Soybean - Cultivation
Soybeans are an important global crop, with political ramifications. It is grown for its oil and protein. The bulk of the crop is solvent extracted for vegetable oil and the defatted soy meal is used for animal feed. A very small proportion of the crop is consumed directly for food by humans.
Soybeans and were used as food in eastern Asia long before written records, and it is still a major crop in China, Japan and Korea. They were first introduced to Europe in the early 1700s and the United States in 1765, where it was first grown for hay. Benjamin Franklin wrote a letter in 1770 mentioning sending soybeans home from England. Soybeans did not become an important crop outside of Asia until about 1910.
Cultivation is successful in climates with hot summers, with optimum growing conditions in mean temperatures of 20 °C to 30 °C; temperatures of below 20 °C and over 40 °C retard growth significantly. They can grow in a wide range of soils, with optimum growth in moist alluvial soils with a good organic content. Soybeans, like most legumes perform nitrogen fixation by establishing a symbiotic relationship with the bacterium Bradyrhizobium japonicum(syn. Rhizobium japonicum; Jordan 1982). However, for best results an inoculum of the correct strain of bacteria should be mixed with the soybean(or any legume) seed before planting. Modern crop cultivars generally reach a height of 1 m or more, and take between 80-120 days from sowing to harvesting.

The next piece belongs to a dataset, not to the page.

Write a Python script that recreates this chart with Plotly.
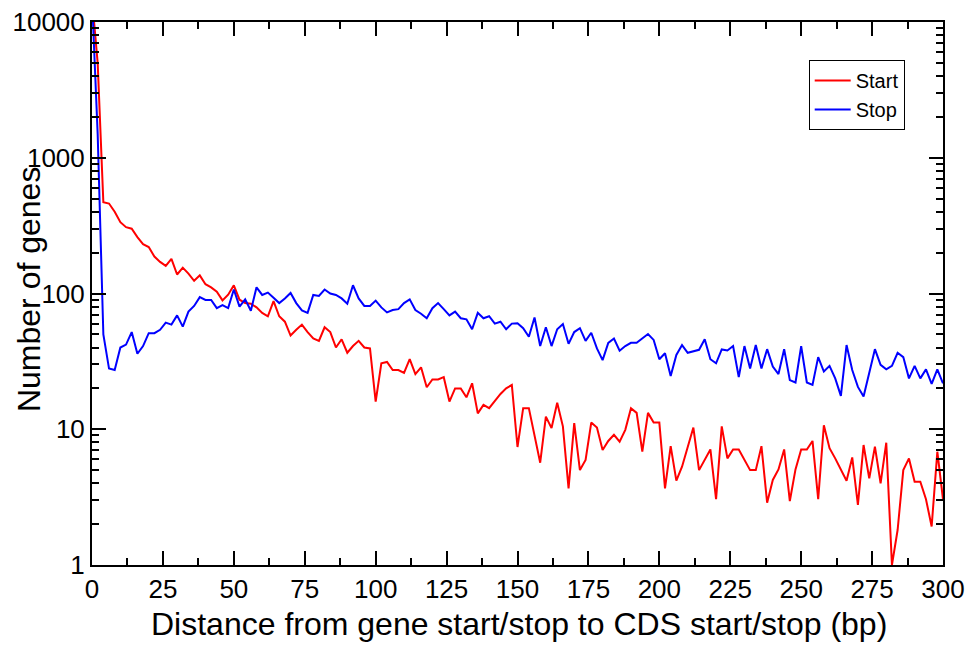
import plotly.graph_objects as go

distance = list(range(0, 301, 2))

start_counts = [
    15000, 5000, 470, 460, 400, 335, 308, 300, 260, 231,
    220, 187, 171, 160, 180, 138, 155, 140, 124, 136,
    117, 111, 103, 89, 98, 115, 90, 85, 84, 79,
    72, 68, 88, 68, 62, 49, 54, 59, 52, 46.6,
    44.8, 56.4, 52, 40, 46, 36.6, 41, 44.8, 40, 39.4,
    16, 30.6, 31.3, 27.3, 27.3, 26, 32.8, 25.5, 28.6, 20.4,
    23.3, 23.3, 24.2, 16, 20, 20, 17.2, 21.8, 13.1, 15.1,
    14.3, 16.3, 18.2, 20, 21.2, 7.4, 14.3, 14.3, 9.1, 5.67,
    12.4, 10.2, 15.7, 10.5, 3.67, 11.1, 5, 5.94, 11.2, 10.3,
    7.04, 8.2, 9.1, 8.1, 9.9, 14.3, 13.2, 6.83, 13.2, 11.2,
    11.2, 3.67, 7.5, 4.18, 5.3, 7.26, 10.3, 5, 5.94, 7.1,
    3.05, 10.5, 6.1, 7.1, 7.1, 6, 5, 5, 7.5, 2.88,
    4.23, 5.06, 7.1, 2.96, 5.06, 7.1, 7.1, 8.2, 3.05, 10.7,
    7.26, 6.1, 5.06, 4.18, 6.2, 2.77, 7.66, 4.35, 7.45, 4,
    7.96, 1, 1.81, 5, 6.1, 4.1, 4.1, 3.05, 1.92, 6.83,
    3.05,
]

stop_counts = [
    15000, 1500, 50, 28, 27.3, 40, 42, 52, 36, 41,
    51, 51, 54, 61, 59, 69, 57, 73.5, 81, 94,
    89.6, 89.6, 78, 82, 78, 107, 80, 90.5, 74.7, 111,
    97.6, 101.5, 93, 85, 92, 101, 85, 75, 72, 97.6,
    96, 107, 100, 97.6, 92, 84, 115, 92, 81, 81,
    88.6, 79, 72.6, 75.5, 76.7, 85, 90.5, 75.5, 71, 65.7,
    78, 85, 76.7, 69, 73.5, 65.7, 64.5, 54.5, 72, 65.7,
    68, 60, 62, 54.5, 60, 60.3, 55.5, 48, 66.6, 41,
    56.4, 41, 54.5, 59.6, 42.6, 52, 55.5, 44.8, 51.4, 39.4,
    32.3, 43.3, 46.6, 37.9, 41, 43.3, 43.3, 46.6, 50.3, 45.5,
    32.8, 36.3, 24.7, 35.3, 41.7, 36.6, 37.3, 38.5, 46, 32.8,
    30.6, 38.7, 38, 41, 24.2, 41, 28, 41.7, 28, 38.9,
    29, 25.5, 38.9, 23, 22.1, 41, 22.1, 21.2, 34, 26.6,
    29.3, 23.7, 17.6, 41.7, 27.3, 20.5, 17.4, 25.8, 38.9, 29.8,
    27.6, 29.3, 36.6, 34, 23.7, 29.3, 23.7, 27.6, 21.6, 27.6,
    21.8,
]

x_ticks = [0, 25, 50, 75, 100, 125, 150, 175, 200, 225, 250, 275, 300]
y_ticks = [1, 10, 100, 1000, 10000]
y_tick_labels = ["1", "10", "100", "1000", "10000"]

FONT = "Liberation Sans, Arial, sans-serif"

fig = go.Figure()
fig.add_trace(go.Scatter(x=distance, y=start_counts, mode="lines", name="Start",
                         line=dict(color="#ff0000", width=2)))
fig.add_trace(go.Scatter(x=distance, y=stop_counts, mode="lines", name="Stop",
                         line=dict(color="#0000ff", width=2)))

fig.update_layout(
    width=972, height=645,
    margin=dict(l=92, r=29, t=22, b=80, autoexpand=False),
    paper_bgcolor="white", plot_bgcolor="white",
    font=dict(family=FONT, color="black"),
    showlegend=True,
    legend=dict(x=0.955, y=0.93, xanchor="right", yanchor="top",
                bordercolor="black", borderwidth=1, bgcolor="white",
                font=dict(size=20, family=FONT), itemwidth=36,
                tracegroupgap=0),
)

fig.update_xaxes(
    range=[0, 300], tickvals=x_ticks, ticktext=[str(v) for v in x_ticks],
    showgrid=False, zeroline=False, automargin=False,
    showline=True, linecolor="black", linewidth=2, mirror="allticks",
    ticks="inside", ticklen=14, tickwidth=2, tickcolor="black",
    tickfont=dict(size=26, family=FONT),
    minor=dict(ticks="inside", dtick=12.5, tick0=0, ticklen=7, tickwidth=2, tickcolor="black", showgrid=False),
)
fig.update_yaxes(
    type="log", range=[0, 4], tickvals=y_ticks, ticktext=y_tick_labels,
    showgrid=False, zeroline=False, automargin=False,
    showline=True, linecolor="black", linewidth=2, mirror="allticks",
    ticks="inside", ticklen=14, tickwidth=2, tickcolor="black",
    tickfont=dict(size=26, family=FONT),
    minor=dict(ticks="inside", dtick="D1", ticklen=7, tickwidth=2, tickcolor="black", showgrid=False),
)

fig.add_annotation(text="Number of genes", textangle=-90, xref="paper", yref="paper",
                   x=-0.074, y=0.5064, xanchor="center", yanchor="middle",
                   showarrow=False, font=dict(size=32, family=FONT))
fig.add_annotation(text="Distance from gene start/stop to CDS start/stop (bp)",
                   xref="paper", yref="paper", x=0.502, y=-0.1087,
                   xanchor="center", yanchor="middle",
                   showarrow=False, font=dict(size=32, family=FONT))

fig.write_html("out.html")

Soybeans are native to southeast Asia, but 45 percent of the world's soybean area, and 55 percent of production, is in the United States. The U.S. produced 75 million metric tons of soybeans in 2000, of which more than one-third was exported. Other leading producers are Brazil, Argentina, China, Japan, and India.
Environmental groups, such as Greenpeace and the WWF have reported that soybean cultivation and the threat to increase soybean cultivation in Brazil is destroying huge areas of Amazon rainforest and encouraging deforestation.
The first research on soybeans in the United States was conducted by George Washington Carver at Tuskeegee, Alabama but he decided it was too exotic a crop for the poor black farmers of the South so he turned his attention to peanuts. He also encouraged farmers to use crop rotation. Peanuts, soybeans, sweet potatoes or other plants that would replenish the soil with nitrogen and minerals were planted for two years and then cotton on the third year.